--- Items ---

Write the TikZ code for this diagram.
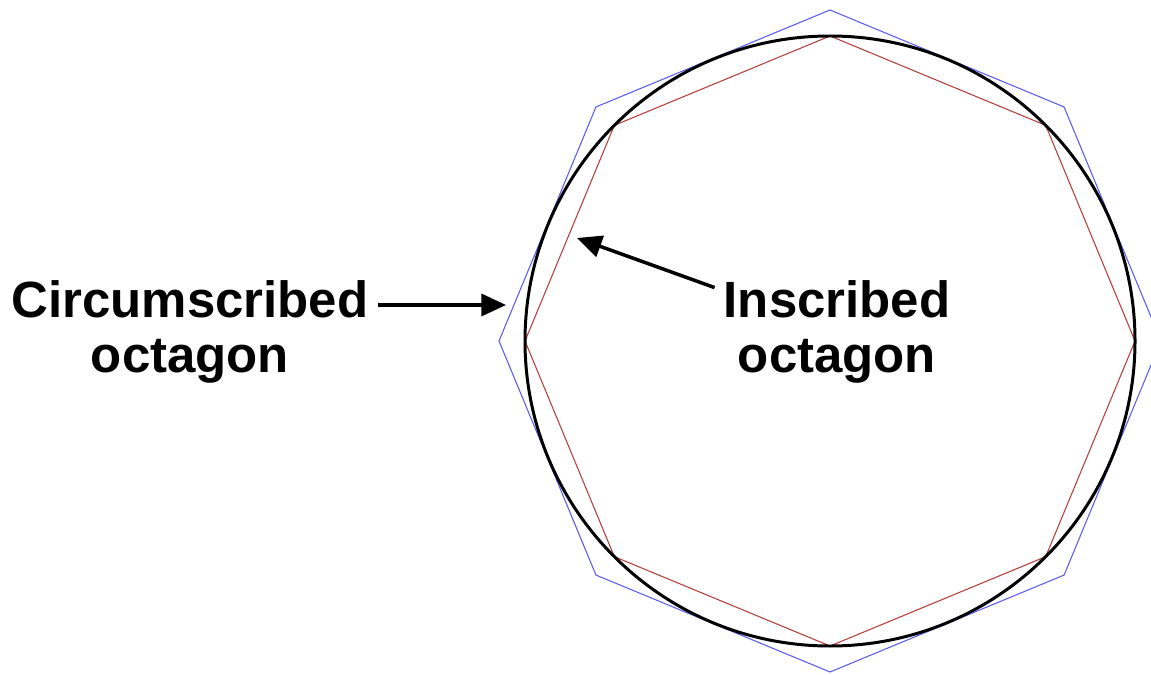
\documentclass[tikz,border=0pt]{standalone}
\usepackage{fontspec}
\setmainfont{Liberation Sans}
\usetikzlibrary{arrows.meta}
\definecolor{outerblue}{RGB}{90,90,240}
\definecolor{innerred}{RGB}{180,60,60}
\tikzset{
  lbl/.style={font=\fontsize{29}{31}\selectfont\bfseries,align=center,inner xsep=5pt,inner ysep=0pt},
  ptr/.style={-{Triangle[length=14pt,width=12.5pt]},line width=2pt},
  outer/.style={draw=outerblue,line width=0.6pt},
  inner/.style={draw=innerred,line width=0.6pt}
}
\begin{document}
\begin{tikzpicture}[x=0.02cm,y=-0.02cm]
    \useasboundingbox(0,0)rectangle(1151,675);
    \coordinate(o)at(830,341);
    \draw[outer](o)+(0:331)--+(45:331)--+(90:331)--+(135:331)--+(180:331)--+(225:331)--+(270:331)--+(315:331)--cycle;
    \draw[inner](o)+(0:305)--+(45:305)--+(90:305)--+(135:305)--+(180:305)--+(225:305)--+(270:305)--+(315:305)--cycle;
    \draw[line width=1.7pt](o)circle(305);

    \node[lbl](circ)at(190,332){Circumscribed\\octagon};
    \node[lbl](ins)at(837,332){Inscribed\\octagon};
    \coordinate(ctip)at(506,305);
    \coordinate(itip)at(577,238);
    \draw[ptr](circ.east|-ctip)--(ctip);
    \draw[ptr]([yshift=-4pt]ins.north west)--(itip);
\end{tikzpicture}
\end{document}
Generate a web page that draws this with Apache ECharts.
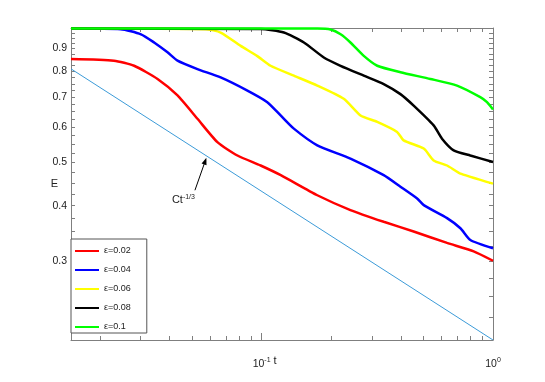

---

Your objective >>
Transcribe the material exactly, leaving every picture out.

Result >>
Write the TikZ code for this diagram.
\documentclass[tikz,border=0pt]{standalone}
\usepackage{fontspec}
\setmainfont{Liberation Sans}
\usetikzlibrary{arrows.meta}
\definecolor{outerblue}{RGB}{90,90,240}
\definecolor{innerred}{RGB}{180,60,60}
\tikzset{
  lbl/.style={font=\fontsize{29}{31}\selectfont\bfseries,align=center,inner xsep=5pt,inner ysep=0pt},
  ptr/.style={-{Triangle[length=14pt,width=12.5pt]},line width=2pt},
  outer/.style={draw=outerblue,line width=0.6pt},
  inner/.style={draw=innerred,line width=0.6pt}
}
\begin{document}
\begin{tikzpicture}[x=0.02cm,y=-0.02cm]
    \useasboundingbox(0,0)rectangle(1151,675);
    \coordinate(o)at(830,341);
    \draw[outer](o)+(0:331)--+(45:331)--+(90:331)--+(135:331)--+(180:331)--+(225:331)--+(270:331)--+(315:331)--cycle;
    \draw[inner](o)+(0:305)--+(45:305)--+(90:305)--+(135:305)--+(180:305)--+(225:305)--+(270:305)--+(315:305)--cycle;
    \draw[line width=1.7pt](o)circle(305);

    \node[lbl](circ)at(190,332){Circumscribed\\octagon};
    \node[lbl](ins)at(837,332){Inscribed\\octagon};
    \coordinate(ctip)at(506,305);
    \coordinate(itip)at(577,238);
    \draw[ptr](circ.east|-ctip)--(ctip);
    \draw[ptr]([yshift=-4pt]ins.north west)--(itip);
\end{tikzpicture}
\end{document}
Generate a web page that draws this with Apache ECharts.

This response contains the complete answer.